Let’s compare CBT with NLP and see the sameness or differences.
What came first the chicken of the egg? We may not have time to return the whole philosophy of Genesis, yet we can look at CBT vs NLP!
Recently, I was confronted by a statement that almost had me veer from my NOW State and had me thinking that the map was, in fact, the territory. I was having what I thought was a pleasant conversation with a psychologist colleague. As I was regaling them with tales of my new found passion and venture into the exciting world of NLP. They bluntly looked at me and said “…isn’t NLP just CBT?” For a moment I was stripped of my NOW and I felt the warm rise of retaliation springing forth. They smiled, looked at me paused and said, “tell me more”. Rarely, if ever, do I think of interactions as a competition, but if I did it would be NLP 1 – 0, but who is counting? Thus I felt moved to put forth an article in which I try and briefly highlight some of the similarities, origins and differences of NLP and CBT, so buckle up.
CBT (Cognitive Behavioural Therapy) was birthed and informed by the BT (Behavioural Therapy) movement, which in itself was a departure from the more traditional Freudian Psychoanalysis.
Many went as far as labelling BT as a radical shift and a rebellion against prevalent accepted Psychoanalytic therapy of the day.
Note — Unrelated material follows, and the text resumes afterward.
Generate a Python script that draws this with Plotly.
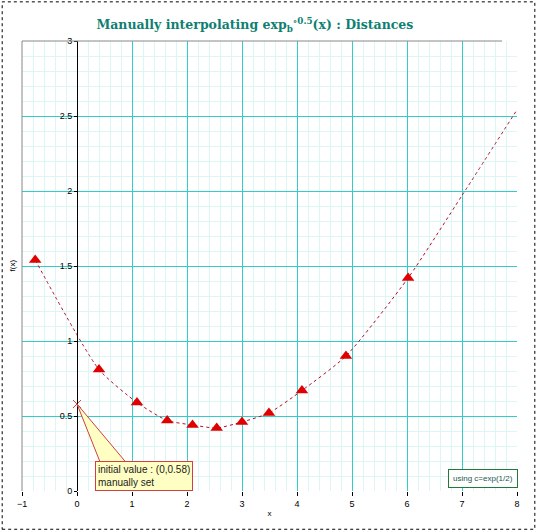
import plotly.graph_objects as go

# data
marker_x = [-0.76, 0.40, 1.09, 1.64, 2.10, 2.54, 3.00, 3.49, 4.09, 4.89, 6.02]
marker_y = [1.54, 0.81, 0.59, 0.47, 0.44, 0.42, 0.46, 0.52, 0.67, 0.90, 1.42]
curve_x = marker_x + [7.0, 8.12]
curve_y = marker_y + [1.97, 2.61]
init_x = [0]
init_y = [0.58]
x_ticks = [-1, 0, 1, 2, 3, 4, 5, 6, 7, 8]
y_ticks = [0, 0.5, 1, 1.5, 2, 2.5, 3]
y_tick_labels = ["0", "0.5", "1", "1.5", "2", "2.5", "3"]
x_minor_ticks = [round(-1 + 0.2 * i, 1) for i in range(46) if (i % 5) != 0]
y_minor_ticks = [round(0.1 * i, 1) for i in range(31) if (i % 5) != 0]

TEAL = "#0e7f72"
GRID = "#33cccc"
MINOR = "#dcf6f6"

fig = go.Figure()
fig.add_trace(go.Scatter(x=curve_x, y=curve_y, mode="lines", line=dict(color="#b0102a", width=1, dash="dot", shape="spline", smoothing=0.6), hoverinfo="skip"))
fig.add_trace(go.Scatter(x=marker_x, y=marker_y, mode="markers", marker=dict(symbol="triangle-up", size=11, color="#e00000", line=dict(width=0))))
fig.add_trace(go.Scatter(x=init_x, y=init_y, mode="markers", marker=dict(symbol="x-thin", size=8, line=dict(color="#e04040", width=1)), cliponaxis=False))

# callout wedge
fig.add_shape(type="path", xref="x", yref="y",
              path="M 0,0.58 L 0.45,0.165 L 0.95,0.165 Z",
              fillcolor="#ffffc4", line=dict(color="#d04040", width=1), layer="above")

fig.add_annotation(x=1.22, y=0.10, xref="x", yref="y", showarrow=False,
                   text="initial value : (0,0.58)<br>manually set", align="left",
                   font=dict(family="Liberation Sans", size=10, color="#222222"),
                   bgcolor="#ffffc4", bordercolor="#d04040", borderwidth=1, borderpad=2)

fig.add_annotation(x=7.38, y=0.086, xref="x", yref="y", showarrow=False,
                   text="using c=exp(1/2)",
                   font=dict(family="Liberation Sans", size=8, color="#1a5a4a"),
                   bgcolor="white", bordercolor="#1f7a3a", borderwidth=1, borderpad=4)

# frame lines (left and top) and outer dotted border
fig.add_shape(type="line", xref="x domain", yref="y domain", x0=0, x1=0, y0=0, y1=1, line=dict(color="#888888", width=1))
fig.add_shape(type="line", xref="x domain", yref="y domain", x0=0, x1=0.97, y0=1, y1=1, line=dict(color="#888888", width=1))
fig.add_shape(type="rect", xref="paper", yref="paper", x0=-0.04, x1=1.036, y0=-0.085, y1=1.087,
              line=dict(color="black", width=1, dash="dot"), layer="above")

fig.update_layout(
    width=540, height=532,
    margin=dict(l=22, r=23, t=41, b=41, autoexpand=False),
    paper_bgcolor="white", plot_bgcolor="white",
    showlegend=False,
    title=dict(text="Manually interpolating exp<sub>b</sub><sup>∘0.5</sup>(x) : Distances",
               x=0.472, xanchor="center", y=0.953, yanchor="middle",
               font=dict(family="DejaVu Serif", size=12.5, color=TEAL, weight="bold")),
    xaxis=dict(range=[-1, 8], tickvals=x_ticks, ticks="outside", ticklen=4, tickcolor="black", automargin=False,
               showgrid=True, gridcolor=GRID, gridwidth=1, zeroline=False, showline=False,
               minor=dict(tickmode="array", tickvals=x_minor_ticks, showgrid=True, gridcolor=MINOR, gridwidth=1),
               tickfont=dict(family="Liberation Sans", size=9, color="black"),
               title=dict(text="x", font=dict(family="Liberation Sans", size=8, color="black"), standoff=2)),
    yaxis=dict(range=[0, 3], tickvals=y_ticks, ticktext=y_tick_labels, ticks="outside", ticklen=3, tickcolor="black",
               anchor="free", position=1/9, showline=True, linecolor="black", linewidth=1, automargin=False,
               showgrid=True, gridcolor=GRID, gridwidth=1, zeroline=False,
               minor=dict(tickmode="array", tickvals=y_minor_ticks, showgrid=True, gridcolor=MINOR, gridwidth=1),
               tickfont=dict(family="Liberation Sans", size=9, color="black"),
               title=dict(text="")),
)
fig.add_annotation(x=0.0, y=0.5, xref="paper", yref="paper", xshift=-17, text="f(x)", textangle=-90,
                   showarrow=False, font=dict(family="Liberation Sans", size=8, color="black"))

fig.write_html("out.html", config={"displayModeBar": False},
               post_script="document.body.style.margin='0';")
In essence BT focuses on specific learned behaviours (predominantly in animals) and how the environment influenced these behaviours. This concept of pure associative learning was abandoned as the argument arose that conditioning in humans was neither direct nor automatic. Animal conditioning models (like Pavlov’s dogs) were informative but inadequate in explaining human learning. In fact it was created by many factors like verbal and cognitive abilities, attention and how linguistic representations were constructed.
This new fusion of behavioural and cognitive approaches gave rise to CBT. Albert Bandura highlighted that CBT underlined that humans are thinking beings that are capable of organizing their behaviours and adapting to various circumstances. Notwithstanding this, BT and CBT still position themselves as clinical and empirical approaches that can be replicated in laboratory environments.
This desire to label CBT as an empirical and reproducible science adds to its rather cold and harsh feel at times and remains my most recurring critique. That being said, CBT is also a short-term solution focused model, focusing on changing patterns of thinking or the behaviour that perpetuates the client’s difficulties.
Enter NLP, as it is somewhat based on CBT’s solution focused outcomes. NLP and CBT focus on clearly highlighting desired outcomes and goals, amplifying strengths and resources, possible solutions, highlighting feedback, strengthening what works, if something does not work change it, etc. Added to this, NLP highlights the value of being in a resourceful state both physiologically, emotionally and neurologically and makes use of all sensory representation systems. This reduces the bias of using predominantly verbal processing as found in solution-focused therapies.
Then came the cognitive theorists highlighting that thoughts are primary in driving the human experience. Going on to state that thoughts are experienced as words, self-talk and beliefs. This in turn will impact how we feel/experiences the world which in turn will effect how we behave/interact with our environment. This use of cognitive re-framing and challenging clients internal dialogue is central to NLP.
It is here that NLP begins to depart from CBT oriented approaches and finds its home closer to the more philosophically located approaches. In fact some theorists posit that NLP has been influenced by many disciplines but none as much as the cybernetic epistemology. In short, cybernetic epistemology is the use of calibrating behaviour and then getting feedback from the client.
As we move swiftly on to the 1990’s neuroscience began providing detailed evidence of the complex neural feedback loops highlighting the partnerships between so-called cognitive process and the process labelled emotional experiences. Ultimately bringing to light what many already knew and called the mind-body-emotion connection. Giving more and more credence to NLP’s use of all sensory representational systems.
Now as you know NLP does not stop there, however, its interplay and comparison with its CBT origins do.
As I draw to a close I shall again state that NLP is a relationship-based approach. I have come to learn that healing can only occur in a relationship and NLP has all the tools needed to facilitate and foster the healing relationship. Added to this NLP draws on many well-established approaches that have stood the test of time, as it lives by its own presupposition of requisite variety.
In closing what I truly enjoy most about NLP is its reluctance to have to prove to the scientific world and community that it brings about lasting change. This of course is built upon the client’s authentic desire to bring about change and a practitioner willing to walk the journey alongside them. But mostly it has facilitated me in my own journey of growth and deeper introspection and for that alone I shall be eternally grateful.
As Ghandi reminds me daily
“be the change you want to see in the world”
I trust that through my actions and vibration I shall highlight to the world that everyone has all the resources they need to achieve anything they dedicate their time too.